EXERCISE AIM: Output the first line of the listing and each line after it, up to and including the line that contains "const rpfsHrHigh = [1.26, 0.31, 0.95, 0.56];", exactly as written, minus the pictures.

DATA SHOWN:
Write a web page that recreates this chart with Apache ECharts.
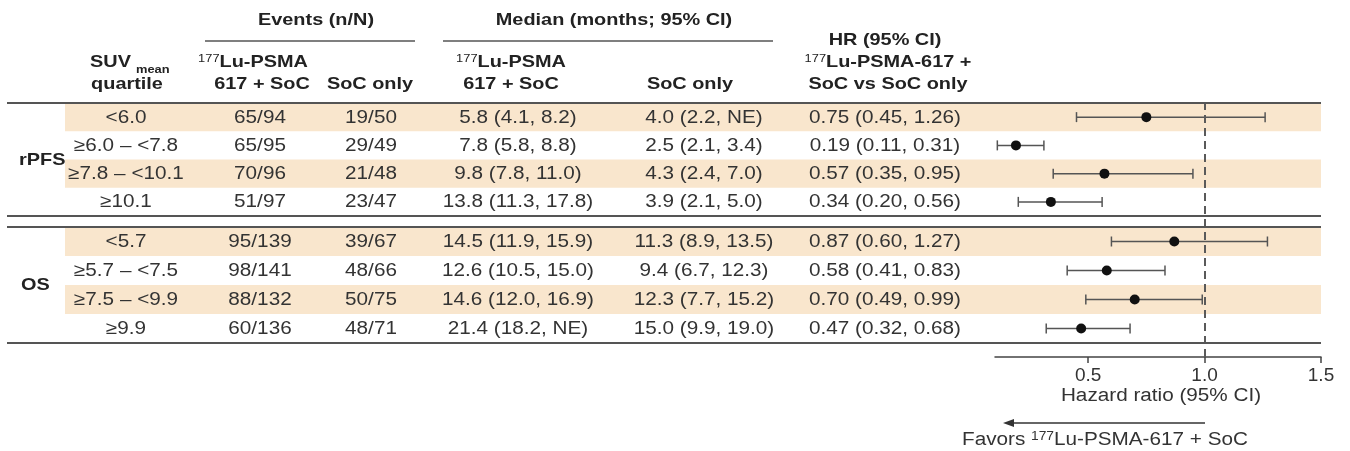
<!DOCTYPE html>
<html>
<head>
<meta charset="utf-8">
<script src="https://cdn.jsdelivr.net/npm/echarts@6/dist/echarts.min.js"></script>
<style>
  html, body { margin: 0; padding: 0; background: #fff; }
  #chart { width: 1350px; height: 451px; }
</style>
</head>
<body>
<div id="chart"></div>
<script>
// ---- data ----
const rowIds = ['0', '1', '2', '3'];

const rpfsQuartiles = ['<6.0', '≥6.0 – <7.8', '≥7.8 – <10.1', '≥10.1'];
const rpfsEventsLu = ['65/94', '65/95', '70/96', '51/97'];
const rpfsEventsSoc = ['19/50', '29/49', '21/48', '23/47'];
const rpfsMedianLu = ['5.8 (4.1, 8.2)', '7.8 (5.8, 8.8)', '9.8 (7.8, 11.0)', '13.8 (11.3, 17.8)'];
const rpfsMedianSoc = ['4.0 (2.2, NE)', '2.5 (2.1, 3.4)', '4.3 (2.4, 7.0)', '3.9 (2.1, 5.0)'];
const rpfsHr = [0.75, 0.19, 0.57, 0.34];
const rpfsHrLow = [0.45, 0.11, 0.35, 0.20];
const rpfsHrHigh = [1.26, 0.31, 0.95, 0.56];

const osQuartiles = ['<5.7', '≥5.7 – <7.5', '≥7.5 – <9.9', '≥9.9'];
const osEventsLu = ['95/139', '98/141', '88/132', '60/136'];
const osEventsSoc = ['39/67', '48/66', '50/75', '48/71'];
const osMedianLu = ['14.5 (11.9, 15.9)', '12.6 (10.5, 15.0)', '14.6 (12.0, 16.9)', '21.4 (18.2, NE)'];
const osMedianSoc = ['11.3 (8.9, 13.5)', '9.4 (6.7, 12.3)', '12.3 (7.7, 15.2)', '15.0 (9.9, 19.0)'];
const osHr = [0.87, 0.58, 0.70, 0.47];
const osHrLow = [0.60, 0.41, 0.49, 0.32];
const osHrHigh = [1.27, 0.83, 0.99, 0.68];

const hrTicks = [0.5, 1.0, 1.5];
const hrMin = 0.1, hrMax = 1.5, hrRef = 1.0;

// ---- styling ----
const FONT = '"Liberation Sans", Arial, Helvetica, sans-serif';
const SX = 1.15;             // horizontal stretch applied to table text
const SXB = 1.17;            // stretch for bold header text
const TXT = '#333333';
const HEAD = '#222222';
const BAND = '#F9E6CD';
const RULE = '#555555';
const supRich = {
  s: { fontSize: 11, fontFamily: FONT, verticalAlign: 'top', lineHeight: 12, fill: HEAD, color: HEAD },
  sn: { fontSize: 12, fontFamily: FONT, verticalAlign: 'top', lineHeight: 12, fill: TXT, color: TXT }
};

function txt(x, y, text, o) {
  o = o || {};
  const align = o.align || 'center';
  const weight = o.bold ? 'bold ' : '';
  const size = o.size || (o.bold ? 17 : 18);
  return {
    type: 'text', x: x, y: y, scaleX: o.bold ? SXB : SX, silent: true, z: o.z || 10,
    style: {
      text: text, x: 0, y: 0,
      font: weight + size + 'px ' + FONT,
      fill: o.color || (o.bold ? HEAD : TXT),
      align: align, textAlign: align,
      verticalAlign: 'middle', textVerticalAlign: 'middle',
      rich: o.rich
    }
  };
}

function hrText(h, l, u) {
  return h.toFixed(2) + ' (' + l.toFixed(2) + ', ' + u.toFixed(2) + ')';
}

// column centres of the table
const COL = { quart: 126, evLu: 260, evSoc: 371, medLu: 518, medSoc: 704, hr: 885 };
const BAND_LEFT = 65;

function tableSeries(idx, q, eLu, eSoc, mLu, mSoc, hr, lo, hi) {
  return {
    type: 'custom', xAxisIndex: idx, yAxisIndex: idx, z: 1, silent: true, clip: false,
    data: q.map((_, i) => [hrMin, i]),
    encode: { x: 0, y: 1 },
    renderItem: function (params, api) {
      const i = api.value(1);
      const c = api.coord([api.value(0), i]);
      const h = api.size([0, 1])[1];
      const cs = params.coordSys;
      const y = c[1] + 0.5;
      const kids = [];
      if (i % 2 === 0) {
        kids.push({ type: 'rect', shape: { x: BAND_LEFT, y: c[1] - h / 2, width: cs.x + cs.width - BAND_LEFT, height: h },
          style: { fill: BAND }, z2: 0 });
      }
      kids.push(txt(COL.quart, y, q[i]));
      kids.push(txt(COL.evLu, y, eLu[i]));
      kids.push(txt(COL.evSoc, y, eSoc[i]));
      kids.push(txt(COL.medLu, y, mLu[i]));
      kids.push(txt(COL.medSoc, y, mSoc[i]));
      kids.push(txt(COL.hr, y, hrText(hr[i], lo[i], hi[i])));
      return { type: 'group', children: kids };
    }
  };
}

function ciSeries(idx, lo, hi) {
  return {
    type: 'custom', xAxisIndex: idx, yAxisIndex: idx, z: 4, silent: true, clip: false,
    data: lo.map((l, i) => [l, hi[i], i]),
    encode: { x: [0, 1], y: 2 },
    renderItem: function (params, api) {
      const a = api.coord([api.value(0), api.value(2)]);
      const b = api.coord([api.value(1), api.value(2)]);
      const cap = 5;
      const st = { stroke: '#555', lineWidth: 1.5 };
      return {
        type: 'group', children: [
          { type: 'line', shape: { x1: a[0], y1: a[1], x2: b[0], y2: b[1] }, style: st },
          { type: 'line', shape: { x1: a[0], y1: a[1] - cap, x2: a[0], y2: a[1] + cap }, style: st },
          { type: 'line', shape: { x1: b[0], y1: b[1] - cap, x2: b[0], y2: b[1] + cap }, style: st }
        ]
      };
    }
  };
}

function pointSeries(idx, hr) {
  return {
    type: 'scatter', xAxisIndex: idx, yAxisIndex: idx, z: 5, silent: true,
    symbol: 'circle', symbolSize: 10,
    itemStyle: { color: '#111', opacity: 1 },
    data: hr.map((v, i) => [v, i])
  };
}

const GRID_LEFT = 995, GRID_RIGHT = 29;
const hiddenX = { type: 'value', min: hrMin, max: hrMax, show: false };
const catY = { type: 'category', data: rowIds, inverse: true, show: false };

const chart = echarts.init(document.getElementById('chart'), null, { renderer: 'canvas' });

const graphics = [];
// table rules
[103, 216, 227, 343].forEach(y => graphics.push({
  type: 'line', silent: true, z: 6, shape: { x1: 7, y1: y, x2: 1321, y2: y }, style: { stroke: RULE, lineWidth: 2 }
}));
// spanner underlines
graphics.push({ type: 'line', silent: true, shape: { x1: 205, y1: 41, x2: 415, y2: 41 }, style: { stroke: RULE, lineWidth: 1.5 } });
graphics.push({ type: 'line', silent: true, shape: { x1: 443, y1: 41, x2: 773, y2: 41 }, style: { stroke: RULE, lineWidth: 1.5 } });

// headers
graphics.push(txt(316, 20, 'Events (n/N)', { bold: true }));
graphics.push(txt(614, 20, 'Median (months; 95% CI)', { bold: true }));
graphics.push(txt(885, 40, 'HR (95% CI)', { bold: true }));
graphics.push(txt(888, 62, '{s|177}Lu-PSMA-617 +', { bold: true, rich: supRich }));
graphics.push(txt(888, 84, 'SoC vs SoC only', { bold: true }));
graphics.push(txt(90, 62, 'SUV', { bold: true, align: 'left' }));
graphics.push(txt(136, 70, 'mean', { bold: true, align: 'left', size: 11 }));
graphics.push(txt(127, 84, 'quartile', { bold: true }));
graphics.push(txt(253, 62, '{s|177}Lu-PSMA', { bold: true, rich: supRich }));
graphics.push(txt(262, 84, '617 + SoC', { bold: true }));
graphics.push(txt(370, 84, 'SoC only', { bold: true }));
graphics.push(txt(511, 62, '{s|177}Lu-PSMA', { bold: true, rich: supRich }));
graphics.push(txt(511, 84, '617 + SoC', { bold: true }));
graphics.push(txt(690, 84, 'SoC only', { bold: true }));
// row group labels
graphics.push(txt(19, 160, 'rPFS', { bold: true, align: 'left' }));
graphics.push(txt(21, 285, 'OS', { bold: true, align: 'left' }));

// axis title and direction note
graphics.push(txt(1161, 396, 'Hazard ratio (95% CI)'));
graphics.push({ type: 'line', silent: true, shape: { x1: 1205, y1: 423, x2: 1010, y2: 423 }, style: { stroke: '#333', lineWidth: 1.5 } });
graphics.push({ type: 'polygon', silent: true, shape: { points: [[1003, 423], [1014, 419], [1014, 427]] }, style: { fill: '#333' } });
graphics.push(txt(962, 440, 'Favors {sn|177}Lu-PSMA-617 + SoC', { align: 'left', rich: supRich }));

chart.setOption({
  animation: false,
  backgroundColor: '#fff',
  grid: [
    { left: GRID_LEFT, right: GRID_RIGHT, top: 103, height: 113 },
    { left: GRID_LEFT, right: GRID_RIGHT, top: 227, height: 116 },
    { left: GRID_LEFT, right: GRID_RIGHT, top: 103, height: 254 }
  ],
  xAxis: [
    Object.assign({ gridIndex: 0 }, hiddenX),
    Object.assign({ gridIndex: 1 }, hiddenX),
    {
      gridIndex: 2, type: 'value', min: hrMin, max: hrMax, position: 'bottom',
      splitLine: { show: false },
      axisLine: { show: true, lineStyle: { color: '#444', width: 1.5 } },
      axisTick: { show: true, length: 6, customValues: hrTicks, lineStyle: { color: '#444', width: 1.5 } },
      axisLabel: {
        show: true, customValues: hrTicks, margin: 9,
        fontFamily: FONT, fontSize: 19, color: TXT,
        formatter: v => v.toFixed(1)
      }
    }
  ],
  yAxis: [
    Object.assign({ gridIndex: 0 }, catY),
    Object.assign({ gridIndex: 1 }, catY),
    { gridIndex: 2, type: 'value', min: 0, max: 1, show: false }
  ],
  graphic: { elements: graphics },
  series: [
    tableSeries(0, rpfsQuartiles, rpfsEventsLu, rpfsEventsSoc, rpfsMedianLu, rpfsMedianSoc, rpfsHr, rpfsHrLow, rpfsHrHigh),
    tableSeries(1, osQuartiles, osEventsLu, osEventsSoc, osMedianLu, osMedianSoc, osHr, osHrLow, osHrHigh),
    {
      type: 'line', xAxisIndex: 2, yAxisIndex: 2, data: [], z: 3, silent: true,
      markLine: {
        silent: true, symbol: 'none', animation: false,
        label: { show: false },
        lineStyle: { color: '#5a5a5a', width: 2, type: [8, 5] },
        data: [{ xAxis: hrRef }]
      }
    },
    ciSeries(0, rpfsHrLow, rpfsHrHigh),
    ciSeries(1, osHrLow, osHrHigh),
    pointSeries(0, rpfsHr),
    pointSeries(1, osHr)
  ]
});
</script>
</body>
</html>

EXPECTED ANSWER:
Write a web page that recreates this chart with Apache ECharts.
<!DOCTYPE html>
<html>
<head>
<meta charset="utf-8">
<script src="https://cdn.jsdelivr.net/npm/echarts@6/dist/echarts.min.js"></script>
<style>
  html, body { margin: 0; padding: 0; background: #fff; }
  #chart { width: 1350px; height: 451px; }
</style>
</head>
<body>
<div id="chart"></div>
<script>
// ---- data ----
const rowIds = ['0', '1', '2', '3'];

const rpfsQuartiles = ['<6.0', '≥6.0 – <7.8', '≥7.8 – <10.1', '≥10.1'];
const rpfsEventsLu = ['65/94', '65/95', '70/96', '51/97'];
const rpfsEventsSoc = ['19/50', '29/49', '21/48', '23/47'];
const rpfsMedianLu = ['5.8 (4.1, 8.2)', '7.8 (5.8, 8.8)', '9.8 (7.8, 11.0)', '13.8 (11.3, 17.8)'];
const rpfsMedianSoc = ['4.0 (2.2, NE)', '2.5 (2.1, 3.4)', '4.3 (2.4, 7.0)', '3.9 (2.1, 5.0)'];
const rpfsHr = [0.75, 0.19, 0.57, 0.34];
const rpfsHrLow = [0.45, 0.11, 0.35, 0.20];
const rpfsHrHigh = [1.26, 0.31, 0.95, 0.56];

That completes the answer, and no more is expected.